> **Your task**
Up to and including the line with "2.2, 2.4, 2.6];", write out the listing from its first line, minus the pictures.
* start *
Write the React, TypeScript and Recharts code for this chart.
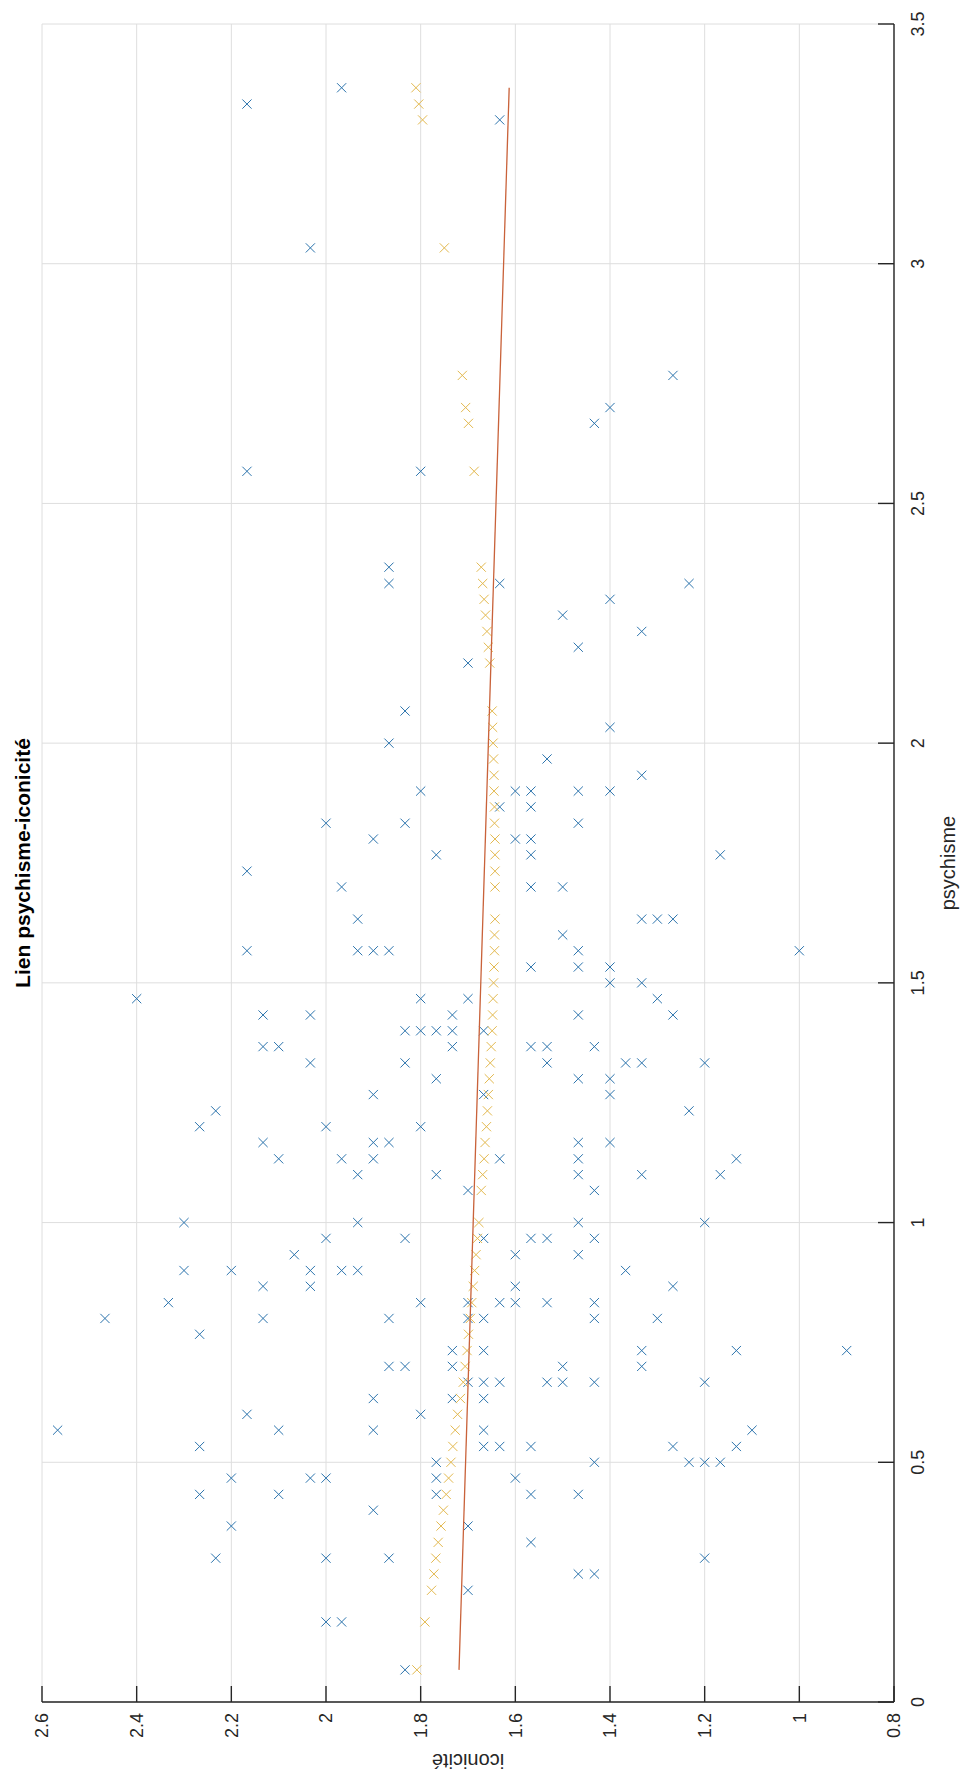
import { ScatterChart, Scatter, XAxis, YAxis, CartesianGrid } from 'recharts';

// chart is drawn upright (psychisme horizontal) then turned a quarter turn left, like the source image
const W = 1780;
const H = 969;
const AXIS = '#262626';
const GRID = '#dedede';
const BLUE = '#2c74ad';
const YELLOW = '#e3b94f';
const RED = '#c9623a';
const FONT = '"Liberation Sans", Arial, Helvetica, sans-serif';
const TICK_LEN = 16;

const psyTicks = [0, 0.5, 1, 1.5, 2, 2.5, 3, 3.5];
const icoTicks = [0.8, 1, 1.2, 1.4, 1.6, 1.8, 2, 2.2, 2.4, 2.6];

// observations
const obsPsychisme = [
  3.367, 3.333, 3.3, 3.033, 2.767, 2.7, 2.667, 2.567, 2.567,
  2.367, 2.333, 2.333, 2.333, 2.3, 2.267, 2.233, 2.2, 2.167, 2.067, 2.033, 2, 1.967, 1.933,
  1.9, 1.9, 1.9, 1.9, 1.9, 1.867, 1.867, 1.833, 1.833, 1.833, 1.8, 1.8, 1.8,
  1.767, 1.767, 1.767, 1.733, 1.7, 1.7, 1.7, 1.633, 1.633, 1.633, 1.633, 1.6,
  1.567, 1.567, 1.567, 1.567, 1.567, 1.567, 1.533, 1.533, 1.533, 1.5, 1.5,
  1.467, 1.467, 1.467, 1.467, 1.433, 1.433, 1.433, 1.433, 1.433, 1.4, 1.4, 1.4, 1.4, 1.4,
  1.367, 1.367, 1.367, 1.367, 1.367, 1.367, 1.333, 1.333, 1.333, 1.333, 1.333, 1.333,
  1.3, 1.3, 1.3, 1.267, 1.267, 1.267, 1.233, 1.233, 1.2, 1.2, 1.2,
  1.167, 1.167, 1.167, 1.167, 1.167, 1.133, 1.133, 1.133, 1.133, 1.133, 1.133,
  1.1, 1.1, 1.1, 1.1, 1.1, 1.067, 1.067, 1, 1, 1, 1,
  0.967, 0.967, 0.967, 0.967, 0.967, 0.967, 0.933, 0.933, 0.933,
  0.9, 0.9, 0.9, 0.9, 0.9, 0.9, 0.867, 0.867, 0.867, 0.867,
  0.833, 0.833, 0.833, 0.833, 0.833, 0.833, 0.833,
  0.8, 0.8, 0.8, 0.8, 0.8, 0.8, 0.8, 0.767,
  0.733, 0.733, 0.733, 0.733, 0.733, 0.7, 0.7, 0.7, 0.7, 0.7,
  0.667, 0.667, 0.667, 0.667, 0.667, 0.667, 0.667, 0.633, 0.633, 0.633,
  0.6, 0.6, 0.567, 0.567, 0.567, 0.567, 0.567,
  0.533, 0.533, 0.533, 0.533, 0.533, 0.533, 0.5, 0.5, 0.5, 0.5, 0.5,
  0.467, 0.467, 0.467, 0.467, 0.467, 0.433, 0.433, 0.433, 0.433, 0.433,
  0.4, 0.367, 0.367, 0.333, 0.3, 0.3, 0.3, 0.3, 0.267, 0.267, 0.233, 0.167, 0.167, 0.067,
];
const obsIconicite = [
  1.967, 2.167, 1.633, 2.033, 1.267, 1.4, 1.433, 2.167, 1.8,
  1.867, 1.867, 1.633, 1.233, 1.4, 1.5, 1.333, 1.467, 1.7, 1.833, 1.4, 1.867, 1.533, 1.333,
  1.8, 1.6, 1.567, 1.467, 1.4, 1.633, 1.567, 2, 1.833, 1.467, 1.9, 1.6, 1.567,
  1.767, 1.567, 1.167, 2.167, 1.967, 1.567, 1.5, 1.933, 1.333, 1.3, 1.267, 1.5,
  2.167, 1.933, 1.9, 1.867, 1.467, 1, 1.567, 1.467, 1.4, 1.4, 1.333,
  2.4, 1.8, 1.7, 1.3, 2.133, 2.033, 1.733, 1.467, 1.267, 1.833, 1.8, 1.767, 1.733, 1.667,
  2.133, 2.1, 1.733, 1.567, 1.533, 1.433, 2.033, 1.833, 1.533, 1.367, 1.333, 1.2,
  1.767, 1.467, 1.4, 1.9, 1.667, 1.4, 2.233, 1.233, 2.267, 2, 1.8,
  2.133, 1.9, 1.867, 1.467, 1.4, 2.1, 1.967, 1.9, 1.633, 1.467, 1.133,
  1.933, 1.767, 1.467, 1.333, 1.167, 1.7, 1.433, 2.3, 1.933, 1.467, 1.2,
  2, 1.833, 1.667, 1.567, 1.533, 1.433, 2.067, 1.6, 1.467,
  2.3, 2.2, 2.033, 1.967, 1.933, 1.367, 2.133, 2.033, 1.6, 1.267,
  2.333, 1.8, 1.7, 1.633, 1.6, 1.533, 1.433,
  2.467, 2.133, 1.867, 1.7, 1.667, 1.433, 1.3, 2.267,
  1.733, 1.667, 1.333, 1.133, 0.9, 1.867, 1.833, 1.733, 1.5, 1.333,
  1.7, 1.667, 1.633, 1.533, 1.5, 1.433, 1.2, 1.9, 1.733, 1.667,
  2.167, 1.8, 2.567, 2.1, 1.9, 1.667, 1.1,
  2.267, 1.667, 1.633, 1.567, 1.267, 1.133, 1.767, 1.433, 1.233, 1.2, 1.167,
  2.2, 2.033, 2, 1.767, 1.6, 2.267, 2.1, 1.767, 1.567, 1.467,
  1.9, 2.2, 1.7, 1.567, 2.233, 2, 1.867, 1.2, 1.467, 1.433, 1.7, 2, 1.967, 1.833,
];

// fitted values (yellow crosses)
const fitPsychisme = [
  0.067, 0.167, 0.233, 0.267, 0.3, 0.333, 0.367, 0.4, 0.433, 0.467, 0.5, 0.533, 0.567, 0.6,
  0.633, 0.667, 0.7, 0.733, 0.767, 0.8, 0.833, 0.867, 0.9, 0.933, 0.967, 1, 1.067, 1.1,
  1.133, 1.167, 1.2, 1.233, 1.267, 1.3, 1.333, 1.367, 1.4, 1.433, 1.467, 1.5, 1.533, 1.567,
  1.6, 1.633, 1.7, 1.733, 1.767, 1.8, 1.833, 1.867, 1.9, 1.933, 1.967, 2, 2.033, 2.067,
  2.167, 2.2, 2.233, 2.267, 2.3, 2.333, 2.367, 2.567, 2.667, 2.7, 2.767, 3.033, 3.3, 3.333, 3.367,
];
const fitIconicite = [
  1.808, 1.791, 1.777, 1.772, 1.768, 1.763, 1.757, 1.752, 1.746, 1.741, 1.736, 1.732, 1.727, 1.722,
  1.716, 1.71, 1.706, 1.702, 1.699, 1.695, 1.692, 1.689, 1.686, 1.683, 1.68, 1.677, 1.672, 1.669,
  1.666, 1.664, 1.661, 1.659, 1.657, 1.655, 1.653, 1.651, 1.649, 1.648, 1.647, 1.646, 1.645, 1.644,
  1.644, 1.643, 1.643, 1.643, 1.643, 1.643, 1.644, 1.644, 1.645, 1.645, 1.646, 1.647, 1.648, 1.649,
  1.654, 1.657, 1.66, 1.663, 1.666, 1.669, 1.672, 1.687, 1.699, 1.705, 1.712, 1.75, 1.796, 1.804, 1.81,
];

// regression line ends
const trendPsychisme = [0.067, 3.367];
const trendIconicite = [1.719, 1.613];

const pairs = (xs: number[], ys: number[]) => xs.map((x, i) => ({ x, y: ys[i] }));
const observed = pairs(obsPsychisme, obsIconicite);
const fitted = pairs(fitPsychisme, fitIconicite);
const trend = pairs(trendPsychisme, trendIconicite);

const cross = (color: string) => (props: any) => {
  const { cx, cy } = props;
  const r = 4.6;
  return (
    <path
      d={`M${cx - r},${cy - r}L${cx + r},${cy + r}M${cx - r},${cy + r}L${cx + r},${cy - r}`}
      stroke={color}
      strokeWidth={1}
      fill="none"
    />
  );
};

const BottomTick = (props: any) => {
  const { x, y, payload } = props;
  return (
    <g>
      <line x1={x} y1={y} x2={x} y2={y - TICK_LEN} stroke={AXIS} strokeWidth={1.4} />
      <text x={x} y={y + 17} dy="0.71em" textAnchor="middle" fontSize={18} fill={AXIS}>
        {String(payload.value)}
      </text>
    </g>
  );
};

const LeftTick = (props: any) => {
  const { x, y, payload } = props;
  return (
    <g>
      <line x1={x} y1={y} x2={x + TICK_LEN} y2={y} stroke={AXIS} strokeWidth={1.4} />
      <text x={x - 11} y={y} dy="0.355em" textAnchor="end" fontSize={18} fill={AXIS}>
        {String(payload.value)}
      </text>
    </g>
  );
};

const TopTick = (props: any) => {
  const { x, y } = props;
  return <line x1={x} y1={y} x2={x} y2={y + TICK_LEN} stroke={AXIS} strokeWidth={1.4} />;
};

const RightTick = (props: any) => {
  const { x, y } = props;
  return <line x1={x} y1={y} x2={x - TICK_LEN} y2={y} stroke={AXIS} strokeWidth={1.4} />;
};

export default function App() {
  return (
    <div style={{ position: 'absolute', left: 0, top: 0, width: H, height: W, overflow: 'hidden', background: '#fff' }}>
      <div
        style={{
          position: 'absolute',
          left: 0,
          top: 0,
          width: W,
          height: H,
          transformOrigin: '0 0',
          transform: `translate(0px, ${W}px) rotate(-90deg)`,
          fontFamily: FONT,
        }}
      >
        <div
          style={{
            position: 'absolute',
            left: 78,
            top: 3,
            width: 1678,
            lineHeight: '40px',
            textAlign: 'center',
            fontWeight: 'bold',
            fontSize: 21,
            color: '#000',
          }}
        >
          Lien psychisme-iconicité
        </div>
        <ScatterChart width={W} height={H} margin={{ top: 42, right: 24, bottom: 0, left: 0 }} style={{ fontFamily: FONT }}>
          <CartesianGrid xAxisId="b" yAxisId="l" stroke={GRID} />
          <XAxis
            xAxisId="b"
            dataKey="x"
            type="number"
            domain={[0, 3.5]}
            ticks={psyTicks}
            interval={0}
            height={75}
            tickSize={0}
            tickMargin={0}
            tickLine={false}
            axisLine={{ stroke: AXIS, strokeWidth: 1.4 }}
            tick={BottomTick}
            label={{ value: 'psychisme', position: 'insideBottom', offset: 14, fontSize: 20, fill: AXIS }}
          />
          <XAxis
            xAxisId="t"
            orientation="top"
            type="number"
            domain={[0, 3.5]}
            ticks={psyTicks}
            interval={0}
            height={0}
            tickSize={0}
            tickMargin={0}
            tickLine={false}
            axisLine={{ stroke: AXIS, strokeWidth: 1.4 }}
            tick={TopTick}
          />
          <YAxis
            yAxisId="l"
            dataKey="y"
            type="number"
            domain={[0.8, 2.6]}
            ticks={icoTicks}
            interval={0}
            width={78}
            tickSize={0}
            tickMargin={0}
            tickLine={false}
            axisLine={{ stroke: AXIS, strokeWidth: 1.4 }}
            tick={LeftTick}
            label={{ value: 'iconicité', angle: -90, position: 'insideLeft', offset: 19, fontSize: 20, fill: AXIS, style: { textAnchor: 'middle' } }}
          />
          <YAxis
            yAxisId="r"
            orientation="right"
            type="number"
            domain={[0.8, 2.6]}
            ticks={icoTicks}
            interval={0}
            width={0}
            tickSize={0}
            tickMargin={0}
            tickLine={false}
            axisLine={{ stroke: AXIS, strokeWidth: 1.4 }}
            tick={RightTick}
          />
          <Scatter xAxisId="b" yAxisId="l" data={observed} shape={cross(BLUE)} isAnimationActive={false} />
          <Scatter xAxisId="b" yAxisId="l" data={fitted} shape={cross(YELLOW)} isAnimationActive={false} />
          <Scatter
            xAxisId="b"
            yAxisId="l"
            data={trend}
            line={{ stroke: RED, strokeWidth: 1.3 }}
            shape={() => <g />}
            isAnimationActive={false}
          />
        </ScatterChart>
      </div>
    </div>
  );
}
* end *
> **Written reply**
Write the React, TypeScript and Recharts code for this chart.
import { ScatterChart, Scatter, XAxis, YAxis, CartesianGrid } from 'recharts';

// chart is drawn upright (psychisme horizontal) then turned a quarter turn left, like the source image
const W = 1780;
const H = 969;
const AXIS = '#262626';
const GRID = '#dedede';
const BLUE = '#2c74ad';
const YELLOW = '#e3b94f';
const RED = '#c9623a';
const FONT = '"Liberation Sans", Arial, Helvetica, sans-serif';
const TICK_LEN = 16;

const psyTicks = [0, 0.5, 1, 1.5, 2, 2.5, 3, 3.5];
const icoTicks = [0.8, 1, 1.2, 1.4, 1.6, 1.8, 2, 2.2, 2.4, 2.6];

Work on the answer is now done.